URI student to help train elite athletes at U.S. Olympic Training Center

Battle Creek, Mich. resident aims for job as strength, conditioning coach

KINGSTON, R.I. – December 19, 2007 – University of Rhode Island senior Derrek Douglas spent three years pursuing a professional hockey career after high school before landing at URI, where he led the University’s club team to a national championship.

While his best playing days are probably behind him, he is on his way to spending his career with a different kind of elite athlete. Douglas was recently selected to intern as a strength and conditioning coach at the U.S. Olympic Training Center in Chula Vista, Calif., where the nation’s best track and field athletes, as well as those competing in cycling, tennis, rowing, soccer, softball, kayaking, field hockey and archery, will prepare for the 2008 Olympics.

“My goal has always been to be a strength and conditioning coach,” said Douglas, a native of Battle Creek, Mich. who will graduate in May with a bachelor’s degree in exercise science. “It fascinates me the level of performance that athletes compete at today. I really want to help make them the best that they can be and further develop them as athletes.”

The U.S. Olympic Committee maintains three training centers for its athletes, and each accepts only one strength and conditioning intern per semester. Douglas was selected from among hundreds of applicants after submitting a comprehensive application and undergoing a rigorous telephone interview.

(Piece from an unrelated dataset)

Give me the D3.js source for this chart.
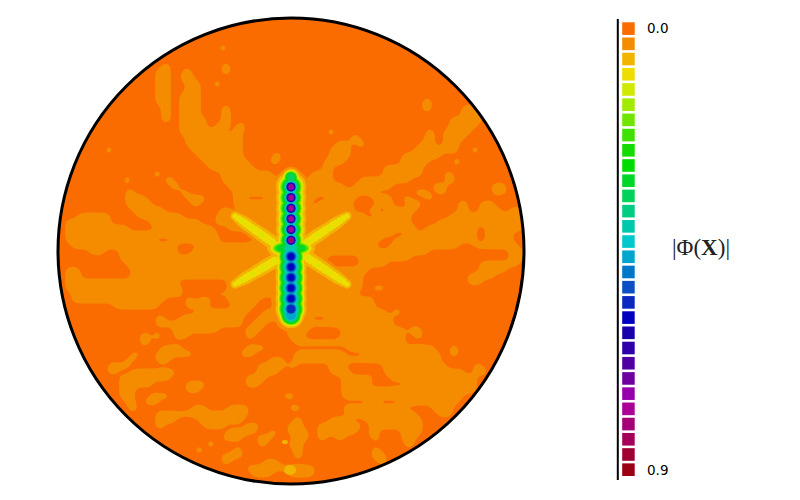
<!DOCTYPE html>
<html>
<head>
<meta charset="utf-8">
<script src="https://cdn.jsdelivr.net/npm/d3@7"></script>
<style>html,body{margin:0;padding:0;background:#fff}svg{display:block}</style>
</head>
<body>
<svg id="chart" width="800" height="500"></svg>
<script>
// Colour levels of |Phi(X)|, from 0.0 to 0.9
const levelColors = ["#fa6c00","#f58c00","#f2b400","#eedd00","#cfe900","#a2ea00","#70e600","#40e000","#14dc00","#00dc00",
  "#00d728","#00d25a","#00cd82","#00c8aa","#00c8cd","#00a5cd","#0078c8","#0a50c3","#0a28be","#0000be",
  "#1900aa","#2d00aa","#5000a0","#6e00a0","#9600aa","#aa0096","#a50078","#a5005a","#a00032","#9b0014"];
const colorbarLabels = ["0.0","0.9"];

// Low-amplitude field over a 78 x 78 grid: columns at level 1 in each row (rest is level 0)
const fieldRuns = ["","","","","",
"27","","",
"17-18 27-28","16-18 21 27-28","16-18 20-22","16-18 21-23 26","16-18 21-23","16-18 20-23",
"16-18 20-23 61","17-18 20-23 27-28 61 67-69","17-18 20-23 27-28 67-70","17-18 20-24 27-28 65-70",
"20-24 26-28 30 65-69","20-27 29-30 45 61-62 64-68","21-30 49 61-62 64-67","21-30 46-48 50 60-62 64-66",
"8 22-30 45-48 59-66 69","5-6 23-30 36 45-48 57-63","24-31 35-36 44-47 57-61 66","25-32 44-45 54-60",
"16 27-35 42-45 54-60 64-65","11 18 27-39 41-45 50-58 65","19 28-39 41-47 49-55 62-64 72-74",
"11-12 20-21 29-39 41-52 59-61 63-64 72-74","11-14 21-24 29-30 35-42 45-49 52-55 57-58 61-62",
"11-15 22-23 25-26 29-41 43-48 53-55 58-60 67 70-72","12-17 27-28 30-49 52 55-57 58-59 67 70-73 75-77",
"3-8 13-20 26-41 43-47 50 53-58 65-77","1-8 15-23 26-58 63-77","1-11 16-25 28-41 43-59 61-69 71-77",
"1-19 20-26 31-55 58-59 60-69 71-75","1-15 19-26 33-45 47-53 56-69 71-75","2-19 23-52 55-66 69-76",
"5-7 10-19 22-61 75-77","10-44 50-58 75-77","11-30 33-44 50-54 70-76","1-3 12-51 70-74","1-3 12-15 18-50 68-72",
"1-19 28-50 68-70","1-20 28-50 52-54","2-20 26-27 28-30 33-49","2-17 21-22 23-25 28-33 36-52",
"9-16 21-22 23-24 29-32 36-52","23-31 34-54 56","16-17 20-30 33-41 45-55 59-60","16-30 32-34 37-55",
"19-26 31-33 38-41 47-57 58-60","14 16 19-21 31-32 38-40 47-57 59-60","14 39-57","5-6 17-20 31-34 48-62 65-66",
"8-9 12-13 16-22 30-32 39-47 51-63 65-66","11-12 16-18 35-37 39-63","8-11 33-37 38-39 45-47 54-64 69-70",
"8-9 12-19 33-36 45-48 54-67 69-71","10-18 31-34 38-39 47-52 55-69","10-15 21-24 31-33 47-51 58-69",
"10-12 21-23 47-59 61-65 67-69","10-12 15-18 31-32 37-39 47-67","11-12 14-16 52 57-66","12 22-24 28-31 38-40 47-57 62-65",
"16-31 48-59 63-65","16-19 23-30 39-40 45-48 51-60","16-17 24-27 31-33 38-40 43-50 52-60",
"28-32 35-36 38-41 43-49 52 57-60","27-30 33-35 39-41 43-44 46-47 52-53 57-59","25 33-34 38-40 58",
"23 29-30 39-40 52-53","27-30 39-40 52-54","27-28 34-36 53-54","31-42","32-35 38-42",""];

// Vortex chain along the vertical axis (unit-disc y, peak colour level)
const upperNodeY = [0.315,0.275,0.229,0.183,0.138,0.092,0.046];
const upperNodePeak = [11,24,25,25,25,25,27];
const upperNodeSpread = [0.6,1,1,1,1,1,1];
const lowerNodeY = [-0.024,-0.069,-0.114,-0.159,-0.204,-0.249,-0.275];
const lowerNodePeak = [19,19,19,19,19,18,15];
const lowerNodeSpread = [1,1,1,1,1,1,0.85];
// Radius of each level contour around a node, index = level
const upperRingRadius = [0,18,15,12.6,11.6,10.8,10.2,9.6,9,8.5,8,7.3,6.6,6,5.5,5,4.7,4.5,4.3,4.1,3.9,3.6,3.3,3,2.6,2,1.7,1.4];
const lowerRingRadius = [0,20,15.5,13.5,12.5,12,11.5,11,10.5,10,9.5,8.6,7.8,7.2,6.6,5.8,5.1,4.5,3.9,3];

// Four side arms: tip and joint in unit-disc coordinates, beads along each arm
const armTipX = [-0.24,0.24,-0.24,0.24];
const armTipY = [0.15,0.15,-0.142,-0.142];
const armJointX = [-0.082,0.073,-0.07,0.073];
const armJointY = [0.039,0.039,-0.043,-0.03];
const armBeadT = [0,0.09,0.18,0.27,0.36,0.45,0.55,0.64,0.73,0.82,0.91,1];
const armBeadSpread = [0.7,0.82,0.92,1,1,1,1.05,1.05,1.1,1.1,1.1,1.1];
const armRingLevels = [1,2,3,4];
const armRingRadius = [9,6.5,3.8,1.7];

// Hub where chain and arms meet
const hubY = 0.012;
const hubLevels = [1,2,3,5,7,10,13];
const hubRx = [27,24,20.5,18.5,17,14.5,7];
const hubRy = [15,11,8.5,7,6,5,3.2];

// Isolated spots at level 2
const spotX = [-0.004,-0.026];
const spotY = [-0.94,-0.82];
const spotRx = [6,3];
const spotRy = [5,2];

const svg = d3.select("#chart");
const x = d3.scaleLinear().domain([-1,1]).range([58,524]);
const y = d3.scaleLinear().domain([1,-1]).range([18,484]);
const r = d3.scaleLinear().domain([0,233]).range([0,233]);
const color = i => levelColors[i];

svg.append("defs").append("clipPath").attr("id","disc").append("circle")
  .attr("cx",x(0)).attr("cy",y(0)).attr("r",x(1)-x(0));

const disc = svg.append("g").attr("clip-path","url(#disc)");
disc.append("circle").attr("cx",x(0)).attr("cy",y(0)).attr("r",x(1)-x(0)).attr("fill",color(0));

// Background field -> upsampled grid -> blur -> contour
const N = fieldRuns.length, UP = 4, M = N*UP;
const values = new Float64Array(M*M);
fieldRuns.forEach((row,j)=>{
  row.split(" ").filter(Boolean).forEach(run=>{
    const [a,b] = run.split("-").map(Number);
    const single = b===undefined;
    const from = single ? a*UP : a*UP+1;
    const to = single ? a*UP+UP-1 : b*UP+2;
    for(let c=from;c<=to;c++) for(let dj=0;dj<UP;dj++)
      values[(j*UP+dj)*M + c] = single ? 1.7 : 1;
  });
});
d3.blur2({data:values,width:M,height:M},2);
const contour = d3.contours().size([M,M]).thresholds([0.46])(Array.from(values))[0];
const gx = d3.scaleLinear().domain([0,M]).range([58,58+6*N]);
const gy = d3.scaleLinear().domain([0,M]).range([15,15+6*N]);
const gridPath = d3.geoPath(d3.geoTransform({point(a,b){this.stream.point(gx(a),gy(b));}}));
disc.append("path").attr("d",gridPath(contour)).attr("fill",color(1));

// Central structure, drawn level by level from low to high
const nodes = [
  ...upperNodeY.map((v,i)=>({y:v,peak:upperNodePeak[i],spread:upperNodeSpread[i],radii:upperRingRadius})),
  ...lowerNodeY.map((v,i)=>({y:v,peak:lowerNodePeak[i],spread:lowerNodeSpread[i],radii:lowerRingRadius}))
];
const armBeads = armTipX.flatMap((tx,i)=>armBeadT.map((t,k)=>({
  x: tx+(armJointX[i]-tx)*t, y: armTipY[i]+(armJointY[i]-armTipY[i])*t, spread: armBeadSpread[k], k
})));
const core = disc.append("g");
for(let level=1; level<=27; level++){
  const g = core.append("g").attr("fill",color(level)).attr("stroke","none");
  if(level===2){
    g.selectAll(".spot").data(spotX).join("ellipse").attr("class","spot")
      .attr("cx",d=>x(d)).attr("cy",(d,i)=>y(spotY[i]))
      .attr("rx",(d,i)=>r(spotRx[i])).attr("ry",(d,i)=>r(spotRy[i]));
  }
  const ai = armRingLevels.indexOf(level);
  if(ai>=0){
    const beads = level===4 ? armBeads.filter(b=>b.k%3===2) : armBeads;
    g.selectAll(".arm").data(beads).join("circle").attr("class","arm")
      .attr("cx",d=>x(d.x)).attr("cy",d=>y(d.y)).attr("r",d=>r(armRingRadius[ai]*d.spread));
  }
  const hi = hubLevels.indexOf(level);
  if(hi>=0){
    g.append("ellipse").attr("cx",x(0)).attr("cy",y(hubY)).attr("rx",r(hubRx[hi])).attr("ry",r(hubRy[hi]));
  }
  g.selectAll(".node").data(nodes.filter(n=>n.peak>=level)).join("circle").attr("class","node")
    .attr("cx",x(0)).attr("cy",d=>y(d.y)).attr("r",d=>r(d.radii[level]*d.spread));
}

// Disc outline
svg.append("circle").attr("cx",x(0)).attr("cy",y(0)).attr("r",x(1)-x(0))
  .attr("fill","none").attr("stroke","#000").attr("stroke-width",3);

// Colour bar
const band = d3.scaleBand().domain(d3.range(levelColors.length)).range([22.3,476]).paddingInner(0.17);
const bar = svg.append("g");
bar.append("line").attr("x1",617.8).attr("x2",617.8).attr("y1",19).attr("y2",480).attr("stroke","#000").attr("stroke-width",2);
bar.selectAll("rect").data(levelColors).join("rect")
  .attr("x",622.2).attr("width",12.5)
  .attr("y",(d,i)=>band(i)).attr("height",band.bandwidth()).attr("fill",d=>d);
bar.selectAll("text.tick").data(colorbarLabels).join("text").attr("class","tick")
  .attr("x",647).attr("y",(d,i)=>i===0?band(0)+10.8:band(levelColors.length-1)+11.8)
  .attr("font-family","DejaVu Sans").attr("font-size",13.5).attr("fill","#000").text(d=>d);

const title = svg.append("text").attr("x",701).attr("y",254.5).attr("text-anchor","middle")
  .attr("font-family","Liberation Serif").attr("font-size",23).attr("fill","#222");
title.append("tspan").text("|Φ(");
title.append("tspan").attr("font-weight","bold").text("X");
title.append("tspan").text(")|");
</script>
</body>
</html>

He is just the second URI student to ever have been chosen for the prestigious internship.

“A big part of why I was accepted was because I had experience as an intern with the varsity athletes here at URI,” Douglas said. “And the letters of reference from the kinesiology staff here were also a big help.”

When Douglas arrives at the training center 10 miles south of San Diego next month, he’ll work 12-hour days and get hands-on experience training athletes with varied conditioning needs.

“Just look at the different track and field athletes – the throwers need whole body power, the long distance runners train for endurance rather than power, and the sprinters are power based but they also need a level of endurance,” he explained. “It will be my job as the strength coach to come up with my own philosophy and conditioning approach and put them into practice.”

While his internship officially ends in May, it’s possible he may continue through the summer during the final preparations for the Olympics in China.

“When the regular trainers go to Beijing, I hope to stay at the training center to work at some of the summer camps there,” Douglas said, then adding with a smile, “but if they ask me to go to Beijing, I would love the opportunity.”

However the internship ends, Douglas has a firm plan for his future.

“I want to be a head strength coach for a college or university or for a professional team or maybe at the Olympic Training Center,” he said. “That’s the goal I’m shooting for, and this internship is a good stepping stone. My next step is to go to graduate school in the fall to get a master’s degree in kinesiology.”

“I’ve had a great college career, and I’ve learned so much from my kinesiology professors. I have a lot to look forward to with this internship opportunity,” Douglas added. “And I’m excited about my future.”